On we trot to issue number three. There is an abundance of black representation across the board on these lists, and most notably courtesy of Vevo with seven of their 20 artists being of black origin. This is clearly not the problem. Last year, on this episode of Tom Aspaul's Bottle Pop podcast (sorry, it doesn't appear to be on Apple Podcasts right now) Leo Kalyan explains that it's all well and good that there is all of this black representation but what about everybody from every other ethnic background on the planet? Without delving deep into the family history of everybody on this list Yaeji (Korean-American) and Superorganism vocalist Orono Noguchi (Japanese-American) are the only other obvious people of colour. As things go, I guess this is far more inclusive than one may expect but the genres spanned by the black artists on these lists aren't particularly vast by any stretch of the imagination. At this point I would actually like to highlight Vevo's inclusion of Colombian reggaeton singer/songwriter Feid which is quite the curveball but does make sense given reggaeton's surge in popularity over 2017.

Let's end on a high; who am I pleased to see on here? Both Alma and Billie Eilish are artists I feel very strongly about and it's no doubt that they will both have whirlwind 2018s - I'm hope for a debut album from them respectively too. I'm quite the fan of Au/Ra but I'm concerned this tip from Vevo has come just a little too early. The teenager has a huge amount of potential but I don't think her songwriting capability is mature enough yet to rub shoulders with some of her tip list peers. This was the first time I'd listened to London based eighteen year old Col3trane and of the artists I hadn't heard much (if anything) from before, he was the one I thought could be the most exciting. The one other act I was very pleasantly surprised to see upon MTV Brand New's list is Bad Sounds. The duo put out two really promising EPs last year and their peculiar electro-indie-pop brings something a little fresher to the table and doesn't seem to take itself too seriously.

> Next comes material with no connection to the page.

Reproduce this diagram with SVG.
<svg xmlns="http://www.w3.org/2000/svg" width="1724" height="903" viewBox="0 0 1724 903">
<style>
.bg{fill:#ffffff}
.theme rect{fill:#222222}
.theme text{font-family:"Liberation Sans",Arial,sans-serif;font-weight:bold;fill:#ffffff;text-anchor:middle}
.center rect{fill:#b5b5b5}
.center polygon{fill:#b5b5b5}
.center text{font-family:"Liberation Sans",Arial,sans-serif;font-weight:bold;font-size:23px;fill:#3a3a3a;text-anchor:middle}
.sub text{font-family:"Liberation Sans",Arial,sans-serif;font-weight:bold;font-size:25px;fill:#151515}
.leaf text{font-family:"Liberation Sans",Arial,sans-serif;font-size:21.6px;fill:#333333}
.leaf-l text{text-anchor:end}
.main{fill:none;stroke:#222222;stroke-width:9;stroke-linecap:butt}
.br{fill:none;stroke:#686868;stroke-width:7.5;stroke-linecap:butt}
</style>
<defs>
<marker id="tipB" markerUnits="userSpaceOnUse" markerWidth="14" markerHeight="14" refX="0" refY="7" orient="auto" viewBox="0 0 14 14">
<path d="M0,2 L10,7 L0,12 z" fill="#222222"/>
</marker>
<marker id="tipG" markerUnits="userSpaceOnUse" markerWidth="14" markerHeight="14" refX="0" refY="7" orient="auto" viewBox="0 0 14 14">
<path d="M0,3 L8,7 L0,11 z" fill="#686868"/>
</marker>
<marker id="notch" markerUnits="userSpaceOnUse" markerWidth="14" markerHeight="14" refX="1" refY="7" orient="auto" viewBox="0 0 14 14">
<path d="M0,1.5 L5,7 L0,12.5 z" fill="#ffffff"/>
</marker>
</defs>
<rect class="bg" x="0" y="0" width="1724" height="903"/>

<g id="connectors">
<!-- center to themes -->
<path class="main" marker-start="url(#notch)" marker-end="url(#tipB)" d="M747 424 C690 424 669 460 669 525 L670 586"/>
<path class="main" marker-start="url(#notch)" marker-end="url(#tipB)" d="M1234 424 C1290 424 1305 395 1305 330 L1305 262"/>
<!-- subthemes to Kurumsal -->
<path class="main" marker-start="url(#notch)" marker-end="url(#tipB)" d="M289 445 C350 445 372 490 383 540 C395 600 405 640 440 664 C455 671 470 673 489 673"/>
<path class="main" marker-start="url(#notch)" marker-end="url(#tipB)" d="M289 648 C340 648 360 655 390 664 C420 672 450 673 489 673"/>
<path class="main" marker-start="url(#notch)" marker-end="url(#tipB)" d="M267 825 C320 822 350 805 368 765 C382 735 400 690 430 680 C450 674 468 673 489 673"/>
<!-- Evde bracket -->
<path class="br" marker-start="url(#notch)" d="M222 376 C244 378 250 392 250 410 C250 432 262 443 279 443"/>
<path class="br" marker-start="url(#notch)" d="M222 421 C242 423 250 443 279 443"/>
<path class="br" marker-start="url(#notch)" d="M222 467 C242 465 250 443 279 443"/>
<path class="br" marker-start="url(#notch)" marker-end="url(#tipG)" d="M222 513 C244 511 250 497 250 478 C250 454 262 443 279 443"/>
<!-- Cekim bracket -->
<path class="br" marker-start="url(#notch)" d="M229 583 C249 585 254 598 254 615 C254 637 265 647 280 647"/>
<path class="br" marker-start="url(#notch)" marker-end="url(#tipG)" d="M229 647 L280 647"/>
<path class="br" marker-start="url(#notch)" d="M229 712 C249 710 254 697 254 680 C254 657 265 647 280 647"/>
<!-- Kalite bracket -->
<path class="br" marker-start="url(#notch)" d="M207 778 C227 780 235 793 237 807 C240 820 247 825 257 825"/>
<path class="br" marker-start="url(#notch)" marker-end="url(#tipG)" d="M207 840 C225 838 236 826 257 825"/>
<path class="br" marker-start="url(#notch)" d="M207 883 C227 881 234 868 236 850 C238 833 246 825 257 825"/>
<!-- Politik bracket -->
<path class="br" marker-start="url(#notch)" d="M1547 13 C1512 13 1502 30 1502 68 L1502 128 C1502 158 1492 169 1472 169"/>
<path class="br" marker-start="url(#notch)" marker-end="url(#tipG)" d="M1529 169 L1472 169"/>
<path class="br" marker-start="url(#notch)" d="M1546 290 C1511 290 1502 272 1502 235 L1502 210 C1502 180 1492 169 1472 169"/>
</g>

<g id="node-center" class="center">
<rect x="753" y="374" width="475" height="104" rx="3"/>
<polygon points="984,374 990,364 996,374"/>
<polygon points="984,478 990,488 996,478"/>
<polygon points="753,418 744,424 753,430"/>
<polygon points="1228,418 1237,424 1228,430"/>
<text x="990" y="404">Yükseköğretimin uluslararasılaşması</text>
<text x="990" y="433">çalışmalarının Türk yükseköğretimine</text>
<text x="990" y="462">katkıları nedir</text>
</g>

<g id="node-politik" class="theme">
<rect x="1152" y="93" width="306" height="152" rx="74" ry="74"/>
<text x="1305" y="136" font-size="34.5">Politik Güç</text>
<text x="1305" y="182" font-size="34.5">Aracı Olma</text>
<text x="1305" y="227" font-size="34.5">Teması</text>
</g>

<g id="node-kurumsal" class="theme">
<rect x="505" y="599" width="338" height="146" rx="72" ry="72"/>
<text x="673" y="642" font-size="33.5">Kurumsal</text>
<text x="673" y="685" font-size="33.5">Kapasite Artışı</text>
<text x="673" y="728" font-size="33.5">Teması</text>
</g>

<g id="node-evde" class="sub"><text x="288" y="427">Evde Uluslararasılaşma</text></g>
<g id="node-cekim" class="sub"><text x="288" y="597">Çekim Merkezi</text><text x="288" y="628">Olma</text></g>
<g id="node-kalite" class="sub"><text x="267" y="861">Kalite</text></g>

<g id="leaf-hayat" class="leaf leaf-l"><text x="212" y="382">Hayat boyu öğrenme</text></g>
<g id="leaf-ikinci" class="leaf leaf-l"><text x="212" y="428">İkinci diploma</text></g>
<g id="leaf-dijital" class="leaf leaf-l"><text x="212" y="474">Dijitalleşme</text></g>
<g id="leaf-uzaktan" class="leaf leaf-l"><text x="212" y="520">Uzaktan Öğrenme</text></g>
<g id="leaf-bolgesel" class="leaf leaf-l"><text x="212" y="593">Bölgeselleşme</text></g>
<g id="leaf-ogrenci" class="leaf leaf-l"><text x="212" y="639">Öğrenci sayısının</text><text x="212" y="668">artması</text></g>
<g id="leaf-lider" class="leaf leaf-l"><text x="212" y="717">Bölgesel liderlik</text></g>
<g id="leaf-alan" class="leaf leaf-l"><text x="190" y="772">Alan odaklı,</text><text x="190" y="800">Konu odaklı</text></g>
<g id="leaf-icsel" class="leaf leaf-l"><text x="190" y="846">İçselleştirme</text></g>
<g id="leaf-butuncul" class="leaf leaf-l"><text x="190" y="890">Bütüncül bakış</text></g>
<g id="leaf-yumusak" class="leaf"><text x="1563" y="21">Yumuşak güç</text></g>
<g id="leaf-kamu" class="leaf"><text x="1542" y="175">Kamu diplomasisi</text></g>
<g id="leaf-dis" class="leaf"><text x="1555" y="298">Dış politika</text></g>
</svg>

But I can not let one glaring omission from this diagram slide. Where are Brockhampton? The California based boyband are my one and only tip for TWENTYGAYTEEN, and putting my stan level to one side, I can't really understand why UK (and global, to be honest) publications don't seem to be paying them any attention. Off their own backs in 2017 the collective released three entire albums, each one building and improving on its predecessor, they're playing sold out shows across America and they're working on a feature length film. If this isn't boybands, pop music, hip hop, and gay representation in music flipped on it's head then I don't know what is.